As Holy Week unfolds, we notice the quiet also growing. When a person dies, we whisper. There is a quiet that fills the space of breathing until the sounds of our grief replace it.

I think that quiet is found also at the centre of the cross; the place where all contradictions, all choices, all possibilities, face each other, held in a dynamic tension. In that place, we are invited to place every loss, every disappointment, every regret, every unfulfilled dream. Jesus’ arms are stretched wide to accept all the loss we feel since the garden changed for us.

Jesus does not die for our sinfulness, but to complete the garden story. In the cross we see a sign of how everything harmful will be captured and rendered ultimately futile. Jesus dies as will all that lives, but he dies as one who heals and loves and forgives. This is how we are invited to live in his image now. We are called to grow beyond the burden of morality, a set of standards limited by culture and custom, to the responsibility of compassion. Morality may be the size of an apple, but compassion is the size of the cosmos. Love and mercy become the new standards. Restorative justice replaces the delusion of impartiality of the law. This is the radical freedom of which Paul teaches. Free yet bound by the constraints of compassion and empathy.

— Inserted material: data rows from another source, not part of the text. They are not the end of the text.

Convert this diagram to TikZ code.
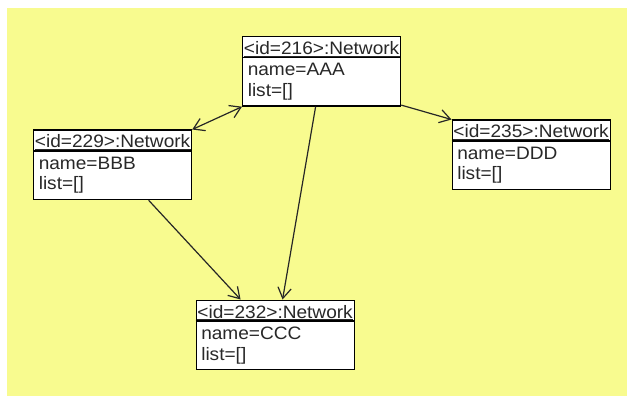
\documentclass[tikz,border=0pt]{standalone}
\usepackage{fontspec}
\usetikzlibrary{arrows.meta,calc}
\newfontfamily\netfont[FakeStretch=1.06]{Liberation Sans}
\definecolor{bgyellow}{RGB}{248,251,143}
\definecolor{txtgray}{RGB}{40,40,40}
\newcommand\netbox[5]{%
  \node[netbox] (#1) at (#2,#3) {};
  \draw[sepline] ($(#1.north west)+(0,21.5)$) -- ($(#1.north east)+(0,21.5)$);
  \node[boxtext, anchor=base] (#1t) at ($(#1.north)+(0,18.5)$) {<id=#4>:Network};
  \draw[underl] ([yshift=-1.1pt]#1t.base west) -- ([yshift=-1.1pt]#1t.base east);
  \node[boxtext, anchor=base west] (#1n) at ($(#1.north west)+(5.5,40)$) {name=#5};
  \node[boxtext, anchor=base west] (#1l) at ($(#1.north west)+(5.5,60.5)$) {list=[]};
}
\begin{document}
\begin{tikzpicture}[x=0.75pt,y=-0.75pt,
  netbox/.style={draw=black, fill=white, line width=0.9pt, anchor=north west,
    minimum width=158*0.75pt, minimum height=69.5*0.75pt, inner sep=0pt},
  sepline/.style={draw=black, line width=0.9pt},
  underl/.style={draw=txtgray, line width=0.6pt},
  boxtext/.style={inner sep=0pt, text=txtgray, font=\netfont\fontsize{13.5pt}{16pt}\selectfont},
  conn/.style={draw=black!85, line width=0.9pt},
  tip/.tip={Straight Barb[length=8pt,width=10pt,line width=0.9pt]}
]
\useasboundingbox (0,0) rectangle (628,399);
\fill[white] (0,0) rectangle (628,399);
\fill[bgyellow] (7,8) rectangle (627,396);

\netbox{n216}{242}{36}{216}{AAA}
\netbox{n229}{33}{129.5}{229}{BBB}
\netbox{n235}{451.5}{119.5}{235}{DDD}
\netbox{n232}{195.5}{299.5}{232}{CCC}

\draw[conn, {tip}-{tip}] (n229.north east) -- (n216.south west);
\draw[conn, -{tip}] ([yshift=1.2pt]n216.south east) -- (n235.north west);
\draw[conn, -{tip}] ([xshift=-4.5pt]n216.south) -- ([xshift=5.6pt]n232.north);
\draw[conn, -{tip}] ([xshift=27pt]n229.south) -- ([xshift=-25.9pt]n232.north);
\end{tikzpicture}
\end{document}
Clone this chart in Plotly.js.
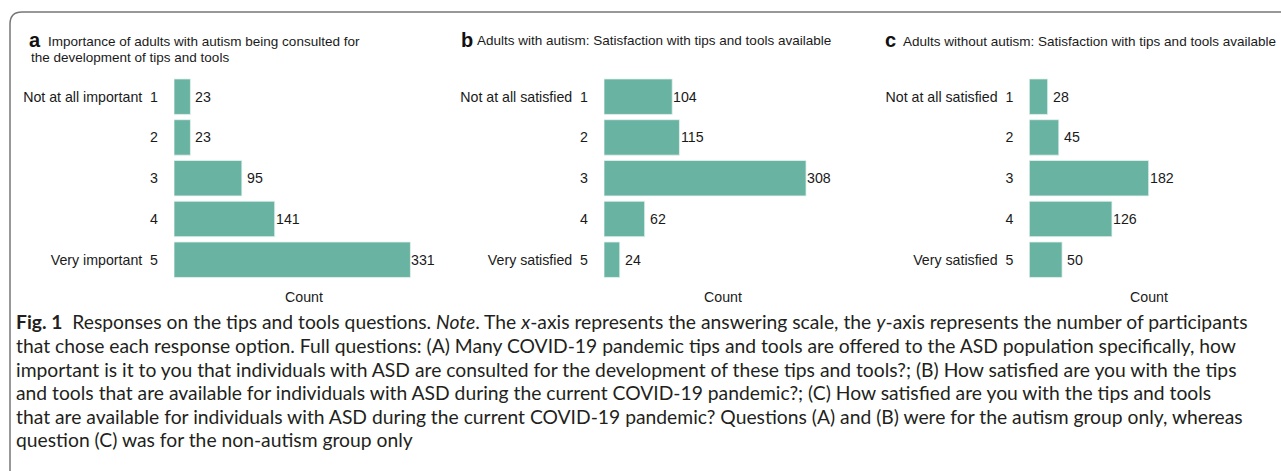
<!DOCTYPE html>
<html>
<head>
<meta charset="utf-8">
<script src="https://cdn.plot.ly/plotly-3.0.1.min.js"></script>
<style>html,body{margin:0;padding:0;background:#fff;}#chart{width:1281px;height:471px;}</style>
</head>
<body>
<div id="chart"></div>
<script>
// ---- data ----
const levels = ['1', '2', '3', '4', '5'];
const anchorsA = ['Not at all important', '', '', '', 'Very important'];
const anchorsBC = ['Not at all satisfied', '', '', '', 'Very satisfied'];
const countsA = [23, 23, 95, 141, 331];
const countsB = [104, 115, 308, 62, 24];
const countsC = [28, 45, 182, 126, 50];
const titleA1 = 'Importance of adults with autism being consulted for';
const titleA2 = 'the development of tips and tools';
const titleB = 'Adults with autism: Satisfaction with tips and tools available';
const titleC = 'Adults without autism: Satisfaction with tips and tools available';
const xTitle = 'Count';
const captionLines = [
  '<b>Fig. 1</b>\u00A0\u00A0Responses on the tips and tools questions. <i>Note</i>. The <i>x</i>-axis represents the answering scale, the <i>y</i>-axis represents the number of participants',
  'that chose each response option. Full questions: (A) Many COVID-19 pandemic tips and tools are offered to the ASD population specifically, how',
  'important is it to you that individuals with ASD are consulted for the development of these tips and tools?; (B) How satisfied are you with the tips',
  'and tools that are available for individuals with ASD during the current COVID-19 pandemic?; (C) How satisfied are you with the tips and tools',
  'that are available for individuals with ASD during the current COVID-19 pandemic? Questions (A) and (B) were for the autism group only, whereas',
  'question (C) was for the non-autism group only'
];

// ---- layout helpers ----
const W = 1281, H = 471;
const px = v => v / W;
const py = v => 1 - v / H;
const BAR = '#69b3a2';
const FONT = '"Liberation Sans", Arial, Helvetica, sans-serif';
const CAPFONT = 'Lato, "Noto Sans", sans-serif';
const TXT = '#1a1a1a';
const FS = 13.5;
const FST = 14.2;
const PAD = 3; // annotation inner padding compensation

const panels = [
  {counts: countsA, anchors: anchorsA, dom: [174, 434], ax: ''},
  {counts: countsB, anchors: anchorsBC, dom: [604, 842.8], ax: '2'},
  {counts: countsC, anchors: anchorsBC, dom: [1029.3, 1268.1], ax: '3'}
];

const data = [];
const layout = {
  width: W, height: H,
  margin: {l: 0, r: 0, t: 0, b: 0},
  paper_bgcolor: '#fff', plot_bgcolor: '#fff',
  showlegend: false,
  bargap: 0.13,
  annotations: [],
  shapes: []
};

panels.forEach(p => {
  const xa = 'x' + p.ax, ya = 'y' + p.ax;
  data.push({
    type: 'bar', orientation: 'h',
    x: p.counts, y: levels,
    xaxis: xa, yaxis: ya,
    marker: {color: BAR, line: {color: '#e6f2ef', width: 0.8}},
    hoverinfo: 'skip'
  });
  const tick = levels.map((l, i) => (p.anchors[i] ? p.anchors[i] + '\u00A0\u00A0' : '') + l);
  layout['xaxis' + p.ax] = {
    domain: [px(p.dom[0]), px(p.dom[1])],
    anchor: ya, range: [0, 364],
    showgrid: false, zeroline: false, showline: false,
    showticklabels: false, ticks: '', fixedrange: true
  };
  layout['yaxis' + p.ax] = {
    domain: [py(280.1), py(76.3)],
    anchor: xa, type: 'category',
    categoryorder: 'array', categoryarray: levels,
    range: [levels.length - 0.5, -0.5],
    tickvals: levels, ticktext: tick,
    showgrid: false, zeroline: false, showline: false,
    ticks: '', ticklabelstandoff: 15,
    tickfont: {family: FONT, size: FST, color: TXT}, fixedrange: true
  };
  p.counts.forEach((v, i) => {
    layout.annotations.push({
      xref: xa, yref: ya, x: v, y: i, xshift: 13,
      xanchor: 'center', yanchor: 'middle', showarrow: false,
      text: String(v), font: {family: FONT, size: FST, color: TXT}
    });
  });
  layout.annotations.push({
    xref: xa + ' domain', yref: 'paper', x: 0.5, y: py(296.7),
    xanchor: 'center', yanchor: 'middle', showarrow: false,
    text: xTitle, font: {family: FONT, size: FST, color: TXT}
  });
});

// panel titles: bold letter + text
const titleDefs = [
  {lx: 30, tx: 48.5, y: 41.5, letter: 'a', text: titleA1},
  {lx: 462, tx: 477.7, y: 40.7, letter: 'b', text: titleB},
  {lx: 886, tx: 904, y: 41.3, letter: 'c', text: titleC}
];
titleDefs.forEach(t => {
  layout.annotations.push({
    xref: 'paper', yref: 'paper', x: px(t.lx - PAD), y: py(t.y - 1),
    xanchor: 'left', yanchor: 'middle', showarrow: false,
    text: '<b>' + t.letter + '</b>',
    font: {family: FONT, size: 20, color: '#111'}
  });
  layout.annotations.push({
    xref: 'paper', yref: 'paper', x: px(t.tx - PAD), y: py(t.y),
    xanchor: 'left', yanchor: 'middle', showarrow: false,
    text: t.text,
    font: {family: FONT, size: FS, color: TXT}
  });
});
layout.annotations.push({
  xref: 'paper', yref: 'paper', x: px(32 - PAD), y: py(57.3),
  xanchor: 'left', yanchor: 'middle', showarrow: false,
  text: titleA2, font: {family: FONT, size: FS, color: TXT}
});

// caption
const capY = [321.5, 345.5, 369, 392.5, 416, 439.5];
captionLines.forEach((line, i) => {
  layout.annotations.push({
    xref: 'paper', yref: 'paper', x: px(13.5), y: py(capY[i]),
    xanchor: 'left', yanchor: 'middle', showarrow: false,
    text: line, font: {family: CAPFONT, size: 19.3, color: '#231f20'}
  });
});

// rounded frame
const r = 12;
layout.shapes.push({
  type: 'path', xref: 'paper', yref: 'paper',
  path: 'M ' + px(10) + ',' + py(480) + ' L ' + px(10) + ',' + py(12 + r) +
        ' Q ' + px(10) + ',' + py(12) + ' ' + px(10 + r) + ',' + py(12) +
        ' L ' + px(1290) + ',' + py(12),
  line: {color: '#777777', width: 1.5}
});

Plotly.newPlot('chart', data, layout, {displayModeBar: false, staticPlot: true});
</script>
</body>
</html>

In the silence, after the weeping and shouting, comes the time when we wait with God. We thought we had been exiled, but now we see that we are always at home in the garden of holiness. We thought we were being punished, but now we see we have been invited to share in the sorrow of God. We thought we were supposed to be conquerors, now we see we are meant to be healers. We thought that death meant ending, now we see it means changing.

The cross holds all the misery and cruelty of life, but it also holds promise and freedom.